The highest death rate in a Maine county with a monitor was Oxford at 61.2. Four other monitored counties with pm2.5 concentrations of 5 mcg/m3 or just above had lung cancer deaths averaging 55 per 100,000. Maine’s asthma incidence for adults, as a fraction of the state’s population, is 9.8 percent—well above California’s 6.0 percent and worse than Pennsylvania’s 8.3 percent. Asthma and COPD data are taken from ALA’s “Estimated Prevalence and Incidence of Lung Disease” 2018 report. Though these are estimates, the ALA chooses to publish them and they are consistent with other data from the AAFA and the CDC.

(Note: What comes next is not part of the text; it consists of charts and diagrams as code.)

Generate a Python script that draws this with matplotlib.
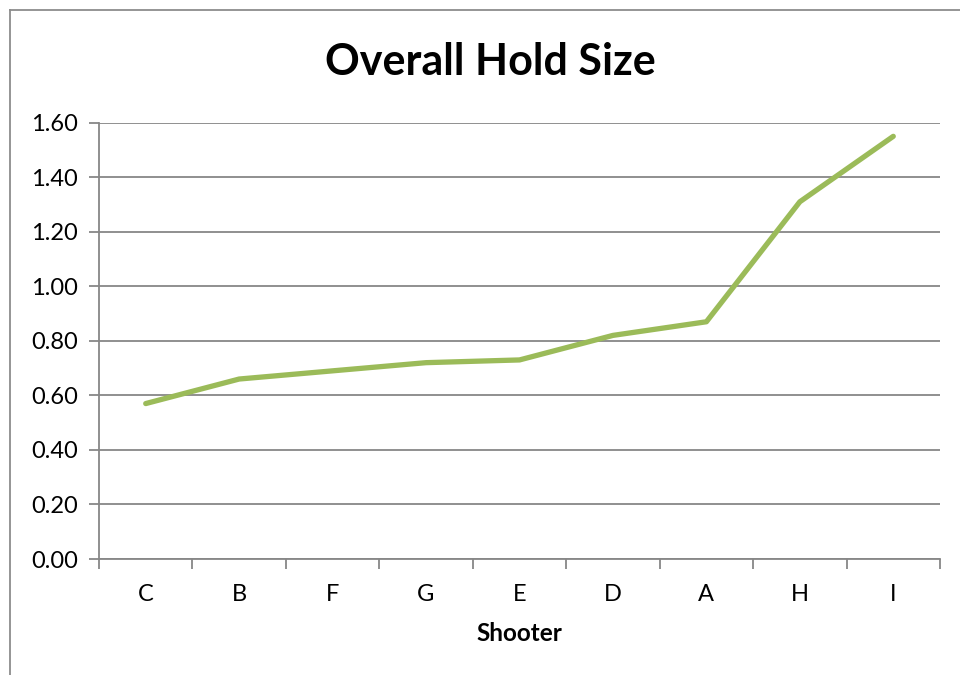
import matplotlib
matplotlib.use('Agg')
import matplotlib.pyplot as plt
from matplotlib.lines import Line2D

# Hold size per shooter, sorted from smallest to largest
shooters = ['C', 'B', 'F', 'G', 'E', 'D', 'A', 'H', 'I']
hold_size = [0.57, 0.66, 0.69, 0.72, 0.73, 0.82, 0.87, 1.31, 1.55]
y_ticks = [0.0, 0.2, 0.4, 0.6, 0.8, 1.0, 1.2, 1.4, 1.6]

plt.rcParams['font.family'] = ['Lato', 'DejaVu Sans']
grid_color = '#878787'

fig = plt.figure(figsize=(9.6, 6.75), dpi=100)
ax = fig.add_axes([99 / 960, 1 - 559 / 675, (940 - 99) / 960, (559 - 122.7) / 675])

x = list(range(len(shooters)))
ax.plot(x, hold_size, color='#9BBB59', linewidth=3.8, solid_capstyle='round',
        solid_joinstyle='round', zorder=3)

ax.set_xlim(-0.5, len(shooters) - 0.5)
ax.set_ylim(0, 1.6)
ax.set_yticks(y_ticks)
ax.set_yticklabels([f'{v:.2f}' for v in y_ticks], fontsize=17)
ax.yaxis.grid(True, color=grid_color, linewidth=1.3)
ax.set_axisbelow(True)

# Category ticks sit between the labels
ax.set_xticks([i - 0.5 for i in range(len(shooters) + 1)])
ax.set_xticklabels([])
ax.set_xticks(x, minor=True)
ax.set_xticklabels(shooters, minor=True, fontsize=17)
ax.tick_params(axis='x', which='major', length=7, color=grid_color, width=1.3)
ax.tick_params(axis='x', which='minor', length=0, pad=18)
ax.tick_params(axis='y', length=7, color=grid_color, width=1.3, pad=8)

for side in ['top', 'right']:
    ax.spines[side].set_visible(False)
for side in ['left', 'bottom']:
    ax.spines[side].set_color(grid_color)
    ax.spines[side].set_linewidth(1.3)

ax.set_xlabel('Shooter', fontsize=17.5, fontweight='bold', labelpad=12)
fig.text(490 / 960, 1 - 62 / 675, 'Overall Hold Size', fontsize=31,
         fontweight='bold', ha='center', va='center')

# Chart frame
fig.add_artist(Line2D([10 / 960, 1], [1 - 10 / 675, 1 - 10 / 675],
                      transform=fig.transFigure, color='#8c8c8c', linewidth=1.3))
fig.add_artist(Line2D([10 / 960, 10 / 960], [0, 1 - 10 / 675],
                      transform=fig.transFigure, color='#8c8c8c', linewidth=1.3))

fig.savefig('out.png', dpi=100)
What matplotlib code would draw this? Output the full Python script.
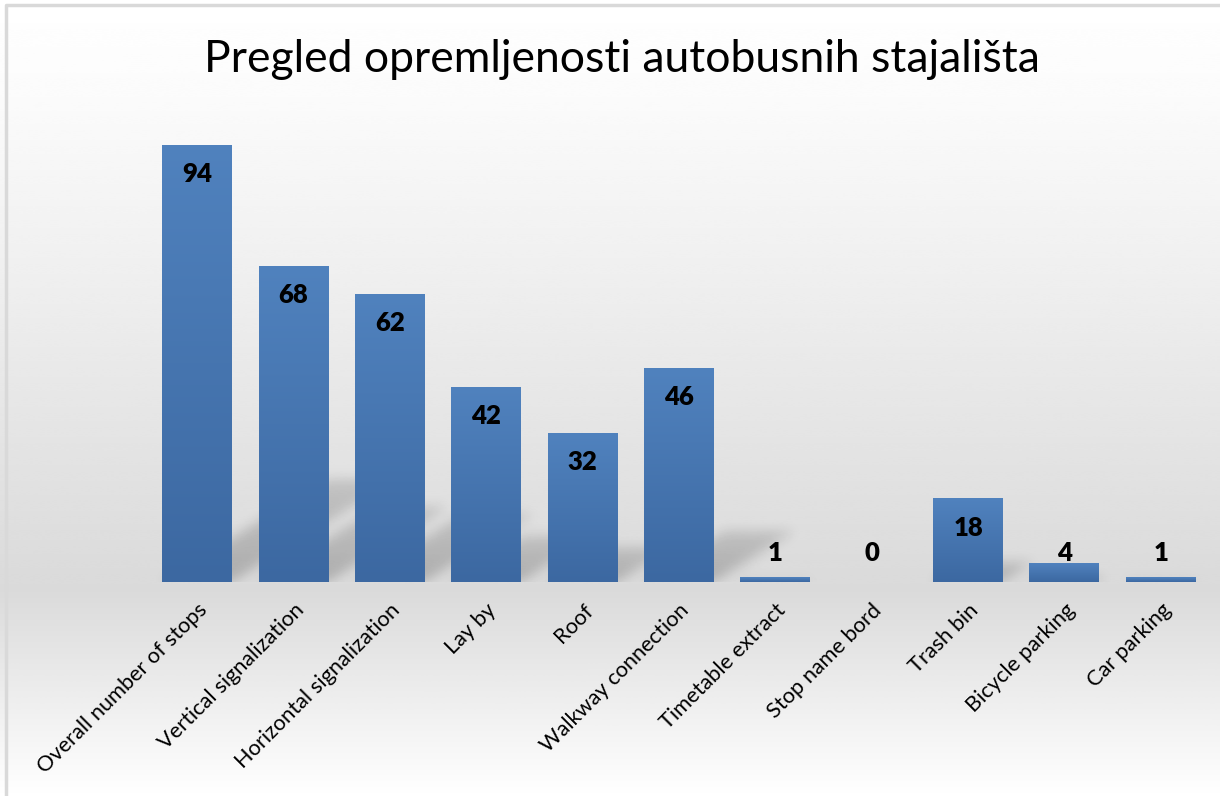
import numpy as np
import matplotlib.pyplot as plt
from matplotlib.colors import LinearSegmentedColormap

categories = ['Overall number of stops', 'Vertical signalization', 'Horizontal signalization',
              'Lay by', 'Roof', 'Walkway connection', 'Timetable extract', 'Stop name bord',
              'Trash bin', 'Bicycle parking', 'Car parking']
values = [94, 68, 62, 42, 32, 46, 1, 0, 18, 4, 1]
title = 'Pregled opremljenosti autobusnih stajališta'

plt.rcParams['font.family'] = ['Lato', 'DejaVu Sans']

W, H = 1220, 796
fig = plt.figure(figsize=(W / 100, H / 100), dpi=100)

# background: white at top, grey around the baseline, white again at bottom
bg = fig.add_axes([0, 0, 1, 1], zorder=-10)
yy = np.linspace(0, 1, 400)  # 0 = top
g = np.interp(yy, [0, 0.12, 0.74, 1.0], [1.0, 0.985, 0.855, 1.0])
bg.imshow(np.repeat(g[:, None], 2, axis=1), cmap='gray', vmin=0, vmax=1,
          aspect='auto', extent=[0, 1, 0, 1], interpolation='bicubic')
bg.set_xlim(0, 1)
bg.set_ylim(0, 1)
bg.axis('off')
# chart border (top and left edge visible)
bg.plot([6 / W, 6 / W, 1], [0, 1 - 5 / H, 1 - 5 / H], color='#d9d9d9', lw=2.5)

ax_l, ax_r, ax_b, ax_t = 149, 1209, 582, 117
ax = fig.add_axes([ax_l / W, 1 - ax_b / H, (ax_r - ax_l) / W, (ax_b - ax_t) / H])
ax.set_facecolor('none')
n = len(values)
x = np.arange(n)
bw = 0.726
ax.set_xlim(-0.5, n - 0.5)
ax.set_ylim(0, 100)

# soft perspective shadows, drawn as a blurred image in data space
nx, ny = ax_r - ax_l, ax_b - ax_t
gx = np.linspace(-0.5, n - 0.5, nx)
gy = np.linspace(0, 100, ny)
GX, GY = np.meshgrid(gx, gy)
shadow = np.zeros_like(GX)
for xi, v in zip(x, values):
    hs = 0.235 * v
    if hs <= 0:
        continue
    shift = 1.6 * hs * (ny / 100) / (nx / n)
    t = GY / hs
    inside = (GY <= hs) & (GX >= xi - bw / 2 + t * shift) & (GX <= xi + bw / 2 + t * shift)
    shadow = np.maximum(shadow, np.where(inside, 1.0 - 0.35 * t, 0))


def blur(a, sigma):
    r = int(3 * sigma)
    k = np.exp(-0.5 * (np.arange(-r, r + 1) / sigma) ** 2)
    k /= k.sum()
    a = np.apply_along_axis(lambda m: np.convolve(m, k, mode='same'), 0, a)
    a = np.apply_along_axis(lambda m: np.convolve(m, k, mode='same'), 1, a)
    return a


shadow = blur(shadow, 6)
rgba = np.zeros((ny, nx, 4))
rgba[..., 3] = 0.21 * shadow
ax.imshow(rgba, extent=[-0.5, n - 0.5, 0, 100], origin='lower', aspect='auto',
          zorder=1, interpolation='bilinear')

# bars with vertical gradient
bars = ax.bar(x, values, width=bw, color='#4a7ab5', zorder=2, linewidth=0)
grad_cmap = LinearSegmentedColormap.from_list('bg', ['#3c68a1', '#5082be'])
grad = np.linspace(0, 1, 256)[:, None]
for b, v in zip(bars, values):
    if v <= 0:
        continue
    im = ax.imshow(grad, cmap=grad_cmap, origin='lower', aspect='auto', zorder=3,
                   extent=[b.get_x(), b.get_x() + bw, 0, v])
    im.set_clip_path(b)

# data labels: inside end, pushed above very short bars
for xi, v in zip(x, values):
    ly = max(v - 6.3, 6.3)
    ax.text(xi, ly, f'{v}', ha='center', va='center', fontsize=18.5,
            fontweight='heavy', color='black', zorder=5)

ax.set_xticks(x)
ax.set_xticklabels(categories, rotation=45, ha='right', rotation_mode='anchor',
                   fontsize=15.7, color='black')
ax.tick_params(axis='x', length=0, pad=13)
ax.set_yticks([])
for s in ax.spines.values():
    s.set_visible(False)

fig.text(622 / W, 1 - 59 / H, title, ha='center', va='center', fontsize=32, color='black')

fig.savefig('out.png', dpi=100)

All the statistics presented for Maine, California and Pennsylvania point to a very important conclusion. Obviously, prevalence of lung diseases in specific geographic areas is the result of far more determinative factors than simply the air quality readings at EPA monitors. The extreme examples of California—with its overall worst metro area air quality yet better than national lung disease statistics—and Maine’s very good air quality but bad lung disease statistics suggest strongly that the ALA take a closer look at its long-running assault on Pittsburgh air and warnings about health effects. This is especially true in light of its violation of the EPA’s admonition not to apply very localized monitor readings to extensive geography within the metro area.

What is in evidence is statistical malpractice. The failure to do more investigation into the differences in lung disease prevalence that do not track as it claims with pollution levels is unprofessional.